» What needs to be done
Write out the material again exactly, please, and omit the pictures.

» Source material
++++++++++++++++++++
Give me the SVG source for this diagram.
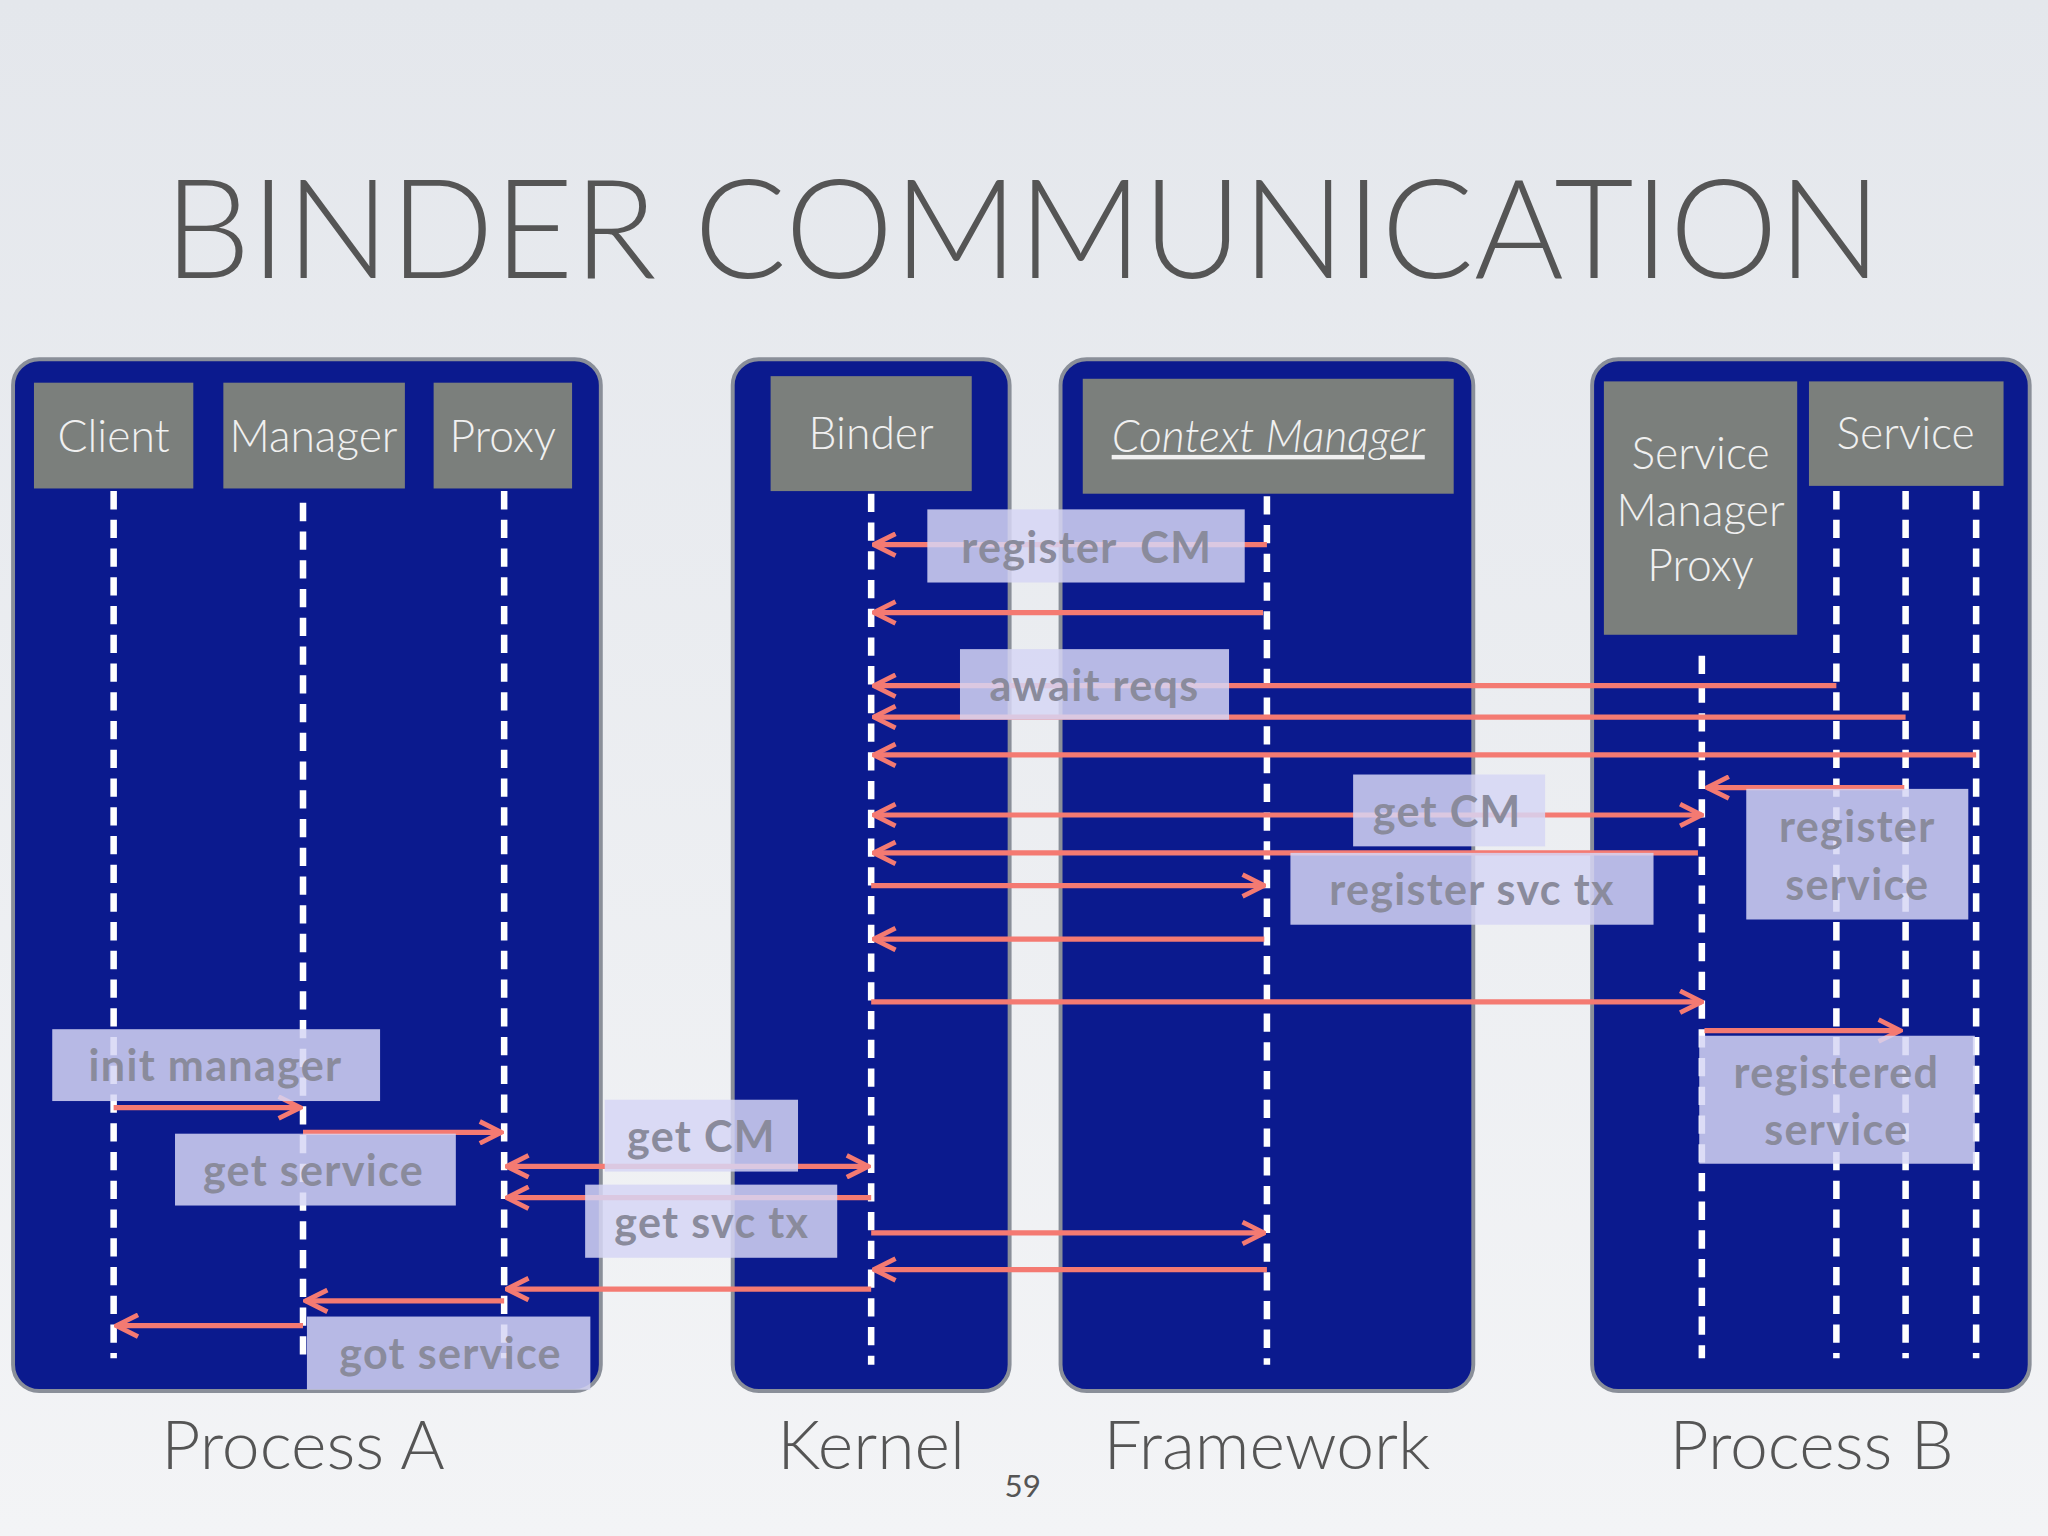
<svg xmlns="http://www.w3.org/2000/svg" width="2048" height="1536" viewBox="0 0 2048 1536">
<defs>
<linearGradient id="bg" x1="0" y1="0" x2="0" y2="1"><stop offset="0" stop-color="#e4e7ec"/><stop offset="1" stop-color="#f3f4f6"/></linearGradient>
<marker id="ah" viewBox="0 0 12 12" refX="11" refY="6" markerWidth="20" markerHeight="20" markerUnits="userSpaceOnUse" orient="auto-start-reverse"><path d="M1,1 L11,6 L1,11" fill="none" stroke="#f47a72" stroke-width="2.2"/></marker>
<style>
.panel{fill:#0b1a8e;stroke:#8a8f99;stroke-width:3}
.hdr{fill:#7b7f7c}
.ht{font-family:Lato,"Open Sans",sans-serif;font-weight:300;font-size:34px;fill:#f0f0f0;text-anchor:middle}
.life{stroke:#fff;stroke-width:5;stroke-dasharray:14 8;fill:none}
.ar{stroke:#f47a72;stroke-width:4;fill:none;marker-end:url(#ah)}
.bi{marker-start:url(#ah)}
.lb{fill:#d6d6f4;opacity:0.85}
.lt{font-family:Lato,"Open Sans",sans-serif;font-weight:700;font-size:33px;letter-spacing:1px;fill:#8a8b9c;text-anchor:middle}
.bt{font-family:Lato,"Open Sans",sans-serif;font-weight:300;font-size:52px;fill:#555;text-anchor:middle}
</style>
</defs>
<rect width="2048" height="1536" fill="url(#bg)"/>
<g transform="scale(1.3061)">
<text x="783" y="213" font-family="Lato,'Open Sans',sans-serif" font-weight="300" font-size="106" fill="#555" text-anchor="middle" textLength="1315" lengthAdjust="spacingAndGlyphs">BINDER COMMUNICATION</text>
<g id="processA"><rect class="panel" x="10" y="275" width="450" height="790" rx="20"/>
<rect class="hdr" x="26" y="293" width="122" height="81"/><text class="ht" x="87" y="346">Client</text>
<rect class="hdr" x="171" y="293" width="139" height="81"/><text class="ht" x="240" y="346">Manager</text>
<rect class="hdr" x="332" y="293" width="106" height="81"/><text class="ht" x="385" y="346">Proxy</text>
<text class="bt" x="232" y="1125">Process A</text></g>
<g id="kernel"><rect class="panel" x="561" y="275" width="212" height="790" rx="20"/>
<rect class="hdr" x="590" y="288" width="154" height="88"/><text class="ht" x="667" y="344">Binder</text>
<text class="bt" x="667" y="1125">Kernel</text></g>
<g id="framework"><rect class="panel" x="812" y="275" width="316" height="790" rx="20"/>
<rect class="hdr" x="829" y="290" width="284" height="88"/><text class="ht" x="971" y="346" font-style="italic" text-decoration="underline">Context Manager</text>
<text class="bt" x="970" y="1125">Framework</text></g>
<g id="processB"><rect class="panel" x="1219" y="275" width="335" height="790" rx="20"/>
<rect class="hdr" x="1228" y="292" width="148" height="194"/>
<text class="ht" x="1302" y="359">Service</text><text class="ht" x="1302" y="403">Manager</text><text class="ht" x="1302" y="445">Proxy</text>
<rect class="hdr" x="1385" y="292" width="149" height="80"/><text class="ht" x="1459" y="344">Service</text>
<text class="bt" x="1387" y="1125">Process B</text></g>
<g id="lifelines">
<path class="life" d="M87,376V1040M232,385V1040M386,376V1040M667,378V1045M970,380V1045M1303,502V1040M1406,376V1040M1459,376V1040M1513,376V1040"/>
</g>
<g id="connectors">
<path class="ar" d="M970,417H669"/>
<path class="ar" d="M967,469H669"/>
<path class="ar" d="M1406,525H669"/>
<path class="ar" d="M1459,549H669"/>
<path class="ar" d="M1513,578H669"/>
<path class="ar" d="M1458,603H1307"/>
<path class="ar bi" d="M669,624H1303"/>
<path class="ar" d="M1300,653H669"/>
<path class="ar" d="M667,678H968"/>
<path class="ar" d="M968,719H669"/>
<path class="ar" d="M667,767H1303"/>
<path class="ar" d="M1305,789H1455"/>
<path class="ar" d="M87,848H230"/>
<path class="ar" d="M232,867H384"/>
<path class="ar bi" d="M388,893H665"/>
<path class="ar" d="M667,917H388"/>
<path class="ar" d="M667,944H968"/>
<path class="ar" d="M970,972H669"/>
<path class="ar" d="M667,987H388"/>
<path class="ar" d="M386,996H234"/>
<path class="ar" d="M232,1015H89"/>
</g>
<g id="labels">
<rect class="lb" x="710" y="390" width="243" height="56"/><text class="lt" x="832" y="431" xml:space="preserve">register  CM</text>
<rect class="lb" x="735" y="497" width="206" height="54"/><text class="lt" x="838" y="537">await reqs</text>
<rect class="lb" x="1036" y="593" width="147" height="55"/><text class="lt" x="1108" y="633">get CM</text>
<rect class="lb" x="988" y="653" width="278" height="55"/><text class="lt" x="1127" y="693">register svc tx</text>
<rect class="lb" x="1337" y="604" width="170" height="100"/><text class="lt" x="1422" y="645">register</text><text class="lt" x="1422" y="689">service</text>
<rect class="lb" x="1301" y="793" width="211" height="98"/><text class="lt" x="1406" y="833">registered</text><text class="lt" x="1406" y="877">service</text>
<rect class="lb" x="40" y="788" width="251" height="55"/><text class="lt" x="165" y="828">init manager</text>
<rect class="lb" x="134" y="868" width="215" height="55"/><text class="lt" x="240" y="908">get service</text>
<rect class="lb" x="463" y="842" width="148" height="55"/><text class="lt" x="537" y="882">get CM</text>
<rect class="lb" x="448" y="907" width="193" height="56"/><text class="lt" x="545" y="948">get svc tx</text>
<rect class="lb" x="235" y="1008" width="217" height="56"/><text class="lt" x="345" y="1048">got service</text>
</g>
<text x="783" y="1146" font-family="Lato,sans-serif" font-size="24" fill="#555" text-anchor="middle">59</text>
</g>
</svg>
++++++++++++++++++++
» The completed task
Give me the SVG source for this diagram.
<svg xmlns="http://www.w3.org/2000/svg" width="2048" height="1536" viewBox="0 0 2048 1536">
<defs>
<linearGradient id="bg" x1="0" y1="0" x2="0" y2="1"><stop offset="0" stop-color="#e4e7ec"/><stop offset="1" stop-color="#f3f4f6"/></linearGradient>
<marker id="ah" viewBox="0 0 12 12" refX="11" refY="6" markerWidth="20" markerHeight="20" markerUnits="userSpaceOnUse" orient="auto-start-reverse"><path d="M1,1 L11,6 L1,11" fill="none" stroke="#f47a72" stroke-width="2.2"/></marker>
<style>
.panel{fill:#0b1a8e;stroke:#8a8f99;stroke-width:3}
.hdr{fill:#7b7f7c}
.ht{font-family:Lato,"Open Sans",sans-serif;font-weight:300;font-size:34px;fill:#f0f0f0;text-anchor:middle}
.life{stroke:#fff;stroke-width:5;stroke-dasharray:14 8;fill:none}
.ar{stroke:#f47a72;stroke-width:4;fill:none;marker-end:url(#ah)}
.bi{marker-start:url(#ah)}
.lb{fill:#d6d6f4;opacity:0.85}
.lt{font-family:Lato,"Open Sans",sans-serif;font-weight:700;font-size:33px;letter-spacing:1px;fill:#8a8b9c;text-anchor:middle}
.bt{font-family:Lato,"Open Sans",sans-serif;font-weight:300;font-size:52px;fill:#555;text-anchor:middle}
</style>
</defs>
<rect width="2048" height="1536" fill="url(#bg)"/>
<g transform="scale(1.3061)">
<text x="783" y="213" font-family="Lato,'Open Sans',sans-serif" font-weight="300" font-size="106" fill="#555" text-anchor="middle" textLength="1315" lengthAdjust="spacingAndGlyphs">BINDER COMMUNICATION</text>
<g id="processA"><rect class="panel" x="10" y="275" width="450" height="790" rx="20"/>
<rect class="hdr" x="26" y="293" width="122" height="81"/><text class="ht" x="87" y="346">Client</text>
<rect class="hdr" x="171" y="293" width="139" height="81"/><text class="ht" x="240" y="346">Manager</text>
<rect class="hdr" x="332" y="293" width="106" height="81"/><text class="ht" x="385" y="346">Proxy</text>
<text class="bt" x="232" y="1125">Process A</text></g>
<g id="kernel"><rect class="panel" x="561" y="275" width="212" height="790" rx="20"/>
<rect class="hdr" x="590" y="288" width="154" height="88"/><text class="ht" x="667" y="344">Binder</text>
<text class="bt" x="667" y="1125">Kernel</text></g>
<g id="framework"><rect class="panel" x="812" y="275" width="316" height="790" rx="20"/>
<rect class="hdr" x="829" y="290" width="284" height="88"/><text class="ht" x="971" y="346" font-style="italic" text-decoration="underline">Context Manager</text>
<text class="bt" x="970" y="1125">Framework</text></g>
<g id="processB"><rect class="panel" x="1219" y="275" width="335" height="790" rx="20"/>
<rect class="hdr" x="1228" y="292" width="148" height="194"/>
<text class="ht" x="1302" y="359">Service</text><text class="ht" x="1302" y="403">Manager</text><text class="ht" x="1302" y="445">Proxy</text>
<rect class="hdr" x="1385" y="292" width="149" height="80"/><text class="ht" x="1459" y="344">Service</text>
<text class="bt" x="1387" y="1125">Process B</text></g>
<g id="lifelines">
<path class="life" d="M87,376V1040M232,385V1040M386,376V1040M667,378V1045M970,380V1045M1303,502V1040M1406,376V1040M1459,376V1040M1513,376V1040"/>
</g>
<g id="connectors">
<path class="ar" d="M970,417H669"/>
<path class="ar" d="M967,469H669"/>
<path class="ar" d="M1406,525H669"/>
<path class="ar" d="M1459,549H669"/>
<path class="ar" d="M1513,578H669"/>
<path class="ar" d="M1458,603H1307"/>
<path class="ar bi" d="M669,624H1303"/>
<path class="ar" d="M1300,653H669"/>
<path class="ar" d="M667,678H968"/>
<path class="ar" d="M968,719H669"/>
<path class="ar" d="M667,767H1303"/>
<path class="ar" d="M1305,789H1455"/>
<path class="ar" d="M87,848H230"/>
<path class="ar" d="M232,867H384"/>
<path class="ar bi" d="M388,893H665"/>
<path class="ar" d="M667,917H388"/>
<path class="ar" d="M667,944H968"/>
<path class="ar" d="M970,972H669"/>
<path class="ar" d="M667,987H388"/>
<path class="ar" d="M386,996H234"/>
<path class="ar" d="M232,1015H89"/>
</g>
<g id="labels">
<rect class="lb" x="710" y="390" width="243" height="56"/><text class="lt" x="832" y="431" xml:space="preserve">register  CM</text>
<rect class="lb" x="735" y="497" width="206" height="54"/><text class="lt" x="838" y="537">await reqs</text>
<rect class="lb" x="1036" y="593" width="147" height="55"/><text class="lt" x="1108" y="633">get CM</text>
<rect class="lb" x="988" y="653" width="278" height="55"/><text class="lt" x="1127" y="693">register svc tx</text>
<rect class="lb" x="1337" y="604" width="170" height="100"/><text class="lt" x="1422" y="645">register</text><text class="lt" x="1422" y="689">service</text>
<rect class="lb" x="1301" y="793" width="211" height="98"/><text class="lt" x="1406" y="833">registered</text><text class="lt" x="1406" y="877">service</text>
<rect class="lb" x="40" y="788" width="251" height="55"/><text class="lt" x="165" y="828">init manager</text>
<rect class="lb" x="134" y="868" width="215" height="55"/><text class="lt" x="240" y="908">get service</text>
<rect class="lb" x="463" y="842" width="148" height="55"/><text class="lt" x="537" y="882">get CM</text>
<rect class="lb" x="448" y="907" width="193" height="56"/><text class="lt" x="545" y="948">get svc tx</text>
<rect class="lb" x="235" y="1008" width="217" height="56"/><text class="lt" x="345" y="1048">got service</text>
</g>
<text x="783" y="1146" font-family="Lato,sans-serif" font-size="24" fill="#555" text-anchor="middle">59</text>
</g>
</svg>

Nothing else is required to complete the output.